Before now, the smallest autonomous, programmable robots were more than a millimeter in size, an achievement first made more than two decades ago.
But attempts to shrink robotics any smaller hit a snag: the unique physics of the micrometer scale, where forces such as drag and viscosity take over from gravity and inertia.
"If you're small enough, pushing on water is like pushing through tar," explains Miskin.
The breakthrough was achieved by combining two recent inventions: a microscopic computer developed by University of Michigan researchers, and a specially designed propulsion system developed at the University of Pennsylvania.
The propulsion system doesn't rely on any moving parts; the microrobot has no limb-like extensions because they are hard to build small and would break easily.
Instead, it works by generating an electrical field that creates a flow of molecules around the robot's body.
"It's as if the robot is in a moving river, but the robot is also causing the river to move," says Miskin.
Cramming a computer onto such a tiny platform required a total rethink of computer programming and semiconductor circuits, says David Blaauw, a computer scientist at the University of Michigan.

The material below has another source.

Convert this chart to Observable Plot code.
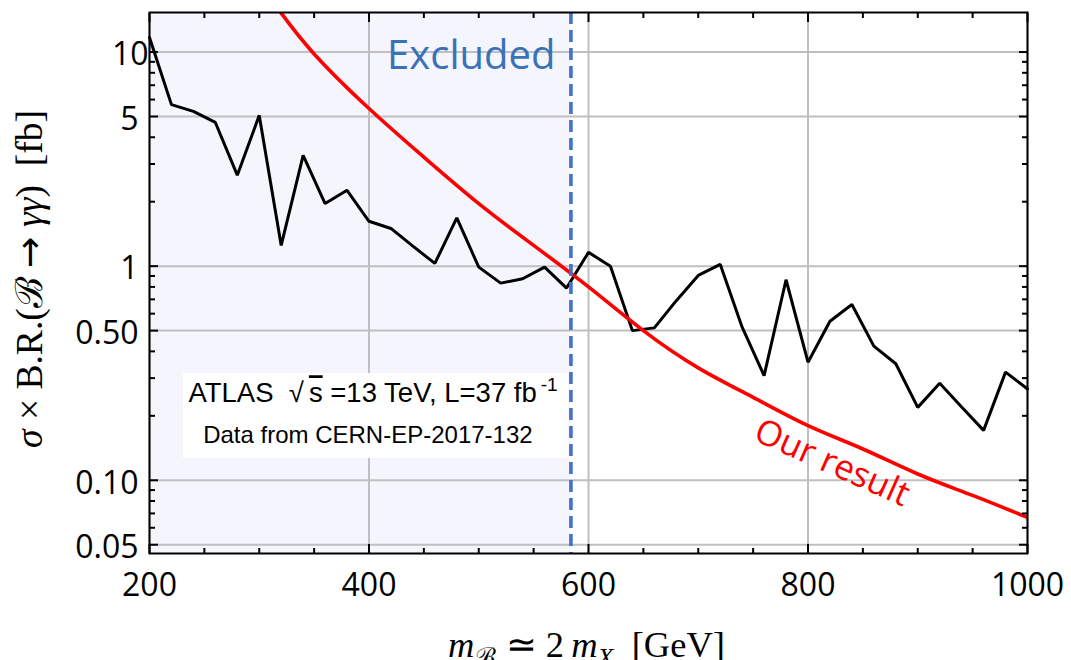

The result is a microrobot, five years in the making, that can sync up with others, creating complex, moving groups similar to schools of fish.
Theoretically, these groups could continue operating autonomously for months, provided they are charged by LED light on their solar panels.
The researchers are optimistic that in time, with further advances, they will be able to increase the onboard memory of their rudimentary robots to enable more complex programming that produces more sophisticated autonomous behaviors.
Perhaps one day a microscopic device like this one could become a guardian of our body's cellular health.
From little robots, big possibilities grow…
The study was published in Science Robotics.